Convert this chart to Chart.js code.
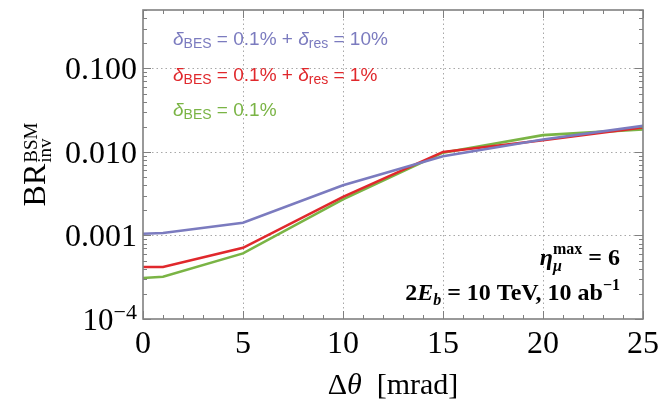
<!DOCTYPE html>
<html>
<head>
<meta charset="utf-8">
<script src="https://cdn.jsdelivr.net/npm/chart.js@4"></script>
<style>
  body { margin: 0; background: #fff; }
  #wrap { width: 660px; height: 404px; }
</style>
</head>
<body>
<div id="wrap"><canvas id="brChart" width="660" height="404"></canvas></div>
<script>
// Δθ [mrad]
const dTheta = [0, 1, 5, 10, 15, 20, 25];
// BR_inv^BSM for the three resolution assumptions
const brRes10 = [0.00105, 0.00107, 0.00142, 0.0040, 0.0089, 0.0141, 0.0205];
const brRes1 = [0.00042, 0.00042, 0.00071, 0.0029, 0.0100, 0.0138, 0.0196];
const brBes = [0.00031, 0.00032, 0.00061, 0.0027, 0.0098, 0.0159, 0.0186];

const xTicks = [0, 5, 10, 15, 20, 25];
const yTicks = [0.0001, 0.001, 0.01, 0.1];
const yTickLabels = ['10^-4', '0.001', '0.010', '0.100'];

const BLUE = '#7b7bbf';
const RED = '#e0282c';
const GREEN = '#7ab445';
const FRAME = '#808080';

const pts = ys => dTheta.map((x, i) => ({ x: x, y: ys[i] }));

// draws a run of text pieces with their own font and vertical shift
function runWidth(ctx, parts) {
    let w = 0;
    parts.forEach(p => { ctx.font = p.font; if (!p.stack) w += ctx.measureText(p.t).width; });
    return w;
}
function drawRun(ctx, parts, x, y, color) {
    ctx.fillStyle = color;
    ctx.textAlign = 'left';
    ctx.textBaseline = 'alphabetic';
    parts.forEach(p => {
        ctx.font = p.font;
        ctx.fillText(p.t, x + (p.dx || 0), y + (p.dy || 0));
        if (!p.stack) x += ctx.measureText(p.t).width;
    });
    return x;
}

const framePlugin = {
    id: 'frame',
    beforeDatasetsDraw(chart) {
        const ctx = chart.ctx, a = chart.chartArea;
        const xs = chart.scales.x, ys = chart.scales.y;
        ctx.save();
        ctx.strokeStyle = '#a8a8a8';
        ctx.lineWidth = 1;
        ctx.setLineDash([1.5, 3]);
        [5, 10, 15, 20].forEach(v => {
            const px = Math.round(xs.getPixelForValue(v)) + 0.5;
            ctx.beginPath(); ctx.moveTo(px, a.top); ctx.lineTo(px, a.bottom); ctx.stroke();
        });
        [0.001, 0.01, 0.1].forEach(v => {
            const py = Math.round(ys.getPixelForValue(v)) + 0.5;
            ctx.beginPath(); ctx.moveTo(a.left, py); ctx.lineTo(a.right, py); ctx.stroke();
        });
        ctx.restore();
    },
    afterDatasetsDraw(chart) {
        const ctx = chart.ctx, a = chart.chartArea;
        const xs = chart.scales.x, ys = chart.scales.y;
        ctx.save();

        // ticks pointing inward on all four sides
        ctx.strokeStyle = FRAME;
        ctx.lineWidth = 1;
        for (let v = 0; v <= 25; v++) {
            const len = v % 5 === 0 ? 8 : 4;
            const px = Math.round(xs.getPixelForValue(v)) + 0.5;
            ctx.beginPath();
            ctx.moveTo(px, a.bottom); ctx.lineTo(px, a.bottom - len);
            ctx.moveTo(px, a.top); ctx.lineTo(px, a.top + len);
            ctx.stroke();
        }
        for (let d = 0.0001; d < 1; d *= 10) {
            for (let m = 1; m <= 9; m++) {
                const v = d * m;
                if (v > 0.5 + 1e-9) break;
                const len = m === 1 ? 8 : 4;
                const py = Math.round(ys.getPixelForValue(v)) + 0.5;
                ctx.beginPath();
                ctx.moveTo(a.left, py); ctx.lineTo(a.left + len, py);
                ctx.moveTo(a.right, py); ctx.lineTo(a.right - len, py);
                ctx.stroke();
            }
        }

        // frame
        ctx.lineWidth = 1.6;
        ctx.strokeRect(a.left, a.top, a.right - a.left, a.bottom - a.top);

        // tick labels
        ctx.fillStyle = '#000';
        ctx.font = '32px "Liberation Serif"';
        ctx.textAlign = 'center';
        ctx.textBaseline = 'alphabetic';
        xTicks.forEach(v => ctx.fillText(String(v), xs.getPixelForValue(v), 353));

        yTicks.forEach((v, i) => {
            const py = ys.getPixelForValue(v);
            const lab = yTickLabels[i];
            if (lab.indexOf('^') > -1) {
                const [base, exp] = lab.split('^');
                const parts = [
                    { t: base, font: '31px "Liberation Serif"' },
                    { t: exp.replace('-', '\u2212'), font: '22px "Liberation Serif"', dy: -11 }
                ];
                const w = runWidth(ctx, parts);
                drawRun(ctx, parts, 137 - w, py + 11, '#000');
            } else {
                ctx.textAlign = 'right';
                ctx.font = '32px "Liberation Serif"';
                ctx.fillText(lab, 137, py + 11);
            }
        });

        // axis titles
        const xParts = [
            { t: '\u0394', font: '30px "Liberation Serif"' },
            { t: '\u03b8', font: 'italic 30px "Liberation Serif"' },
            { t: '  [mrad]', font: '30px "Liberation Serif"' }
        ];
        const xw = runWidth(ctx, xParts);
        drawRun(ctx, xParts, (a.left + a.right) / 2 - xw / 2, 394, '#000');

        ctx.save();
        ctx.translate(45, (a.top + a.bottom) / 2);
        ctx.rotate(-Math.PI / 2);
        ctx.font = '32px "Liberation Serif"';
        const brW = ctx.measureText('BR').width;
        ctx.font = '19px "Liberation Serif"';
        const supW = Math.max(ctx.measureText('BSM').width, ctx.measureText('inv').width);
        const x0 = -(brW + supW + 1) / 2;
        const yParts = [
            { t: 'BR', font: '32px "Liberation Serif"' },
            { t: 'inv', font: '19px "Liberation Serif"', dx: 1, dy: 6, stack: true },
            { t: 'BSM', font: '19px "Liberation Serif"', dx: 1, dy: -8 }
        ];
        drawRun(ctx, yParts, x0, 0, '#000');
        ctx.restore();

        // legend text inside the plot
        const sans = '19px "Liberation Sans"';
        const ital = 'italic 19px "Liberation Sans"';
        const sub = '14px "Liberation Sans"';
        drawRun(ctx, [
            { t: '\u03b4', font: ital }, { t: 'BES', font: sub, dy: 3 },
            { t: ' = 0.1% + ', font: sans },
            { t: '\u03b4', font: ital }, { t: 'res', font: sub, dy: 3 },
            { t: ' = 10%', font: sans }
        ], 173, 45, BLUE);
        drawRun(ctx, [
            { t: '\u03b4', font: ital }, { t: 'BES', font: sub, dy: 3 },
            { t: ' = 0.1% + ', font: sans },
            { t: '\u03b4', font: ital }, { t: 'res', font: sub, dy: 3 },
            { t: ' = 1%', font: sans }
        ], 173, 81, RED);
        drawRun(ctx, [
            { t: '\u03b4', font: ital }, { t: 'BES', font: sub, dy: 3 },
            { t: ' = 0.1%', font: sans }
        ], 173, 116, GREEN);

        // run annotation
        const bold = 'bold 24px "Liberation Serif"';
        const boldIt = 'bold italic 24px "Liberation Serif"';
        const small = 'bold 16px "Liberation Serif"';
        const smallIt = 'bold italic 16px "Liberation Serif"';
        const l1 = [
            { t: '\u03b7', font: boldIt },
            { t: '\u03bc', font: smallIt, dy: 6, stack: true },
            { t: 'max', font: small, dy: -11 },
            { t: ' = 6', font: bold }
        ];
        drawRun(ctx, l1, 620 - runWidth(ctx, l1), 265, '#000');
        const l2 = [
            { t: '2', font: bold }, { t: 'E', font: boldIt },
            { t: 'b', font: smallIt, dy: 5 },
            { t: ' = 10 TeV, 10 ab', font: bold },
            { t: '\u22121', font: small, dy: -10 }
        ];
        drawRun(ctx, l2, 620 - runWidth(ctx, l2), 300, '#000');

        ctx.restore();
    }
};

new Chart(document.getElementById('brChart').getContext('2d'), {
    type: 'line',
    data: {
        datasets: [
            { label: 'res 10%', data: pts(brRes10), borderColor: BLUE },
            { label: 'res 1%', data: pts(brRes1), borderColor: RED },
            { label: 'BES only', data: pts(brBes), borderColor: GREEN }
        ].map(d => Object.assign(d, { borderWidth: 2.6, pointRadius: 0, tension: 0, fill: false }))
    },
    options: {
        responsive: false,
        animation: false,
        layout: { padding: { left: 143, right: 17, top: 10, bottom: 85 } },
        plugins: { legend: { display: false }, tooltip: { enabled: false } },
        scales: {
            x: { type: 'linear', min: 0, max: 25, display: false },
            y: { type: 'logarithmic', min: 0.0001, max: 0.5, display: false }
        }
    },
    plugins: [framePlugin]
});
</script>
</body>
</html>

*-*-*

**What is expected:** Give again exactly the lines running from the beginning of the material above through the line that contains "const pts = ys", and leave out every picture.

**Response to the task:**
Convert this chart to Chart.js code.
<!DOCTYPE html>
<html>
<head>
<meta charset="utf-8">
<script src="https://cdn.jsdelivr.net/npm/chart.js@4"></script>
<style>
  body { margin: 0; background: #fff; }
  #wrap { width: 660px; height: 404px; }
</style>
</head>
<body>
<div id="wrap"><canvas id="brChart" width="660" height="404"></canvas></div>
<script>
// Δθ [mrad]
const dTheta = [0, 1, 5, 10, 15, 20, 25];
// BR_inv^BSM for the three resolution assumptions
const brRes10 = [0.00105, 0.00107, 0.00142, 0.0040, 0.0089, 0.0141, 0.0205];
const brRes1 = [0.00042, 0.00042, 0.00071, 0.0029, 0.0100, 0.0138, 0.0196];
const brBes = [0.00031, 0.00032, 0.00061, 0.0027, 0.0098, 0.0159, 0.0186];

const xTicks = [0, 5, 10, 15, 20, 25];
const yTicks = [0.0001, 0.001, 0.01, 0.1];
const yTickLabels = ['10^-4', '0.001', '0.010', '0.100'];

const BLUE = '#7b7bbf';
const RED = '#e0282c';
const GREEN = '#7ab445';
const FRAME = '#808080';

const pts = ys => dTheta.map((x, i) => ({ x: x, y: ys[i] }));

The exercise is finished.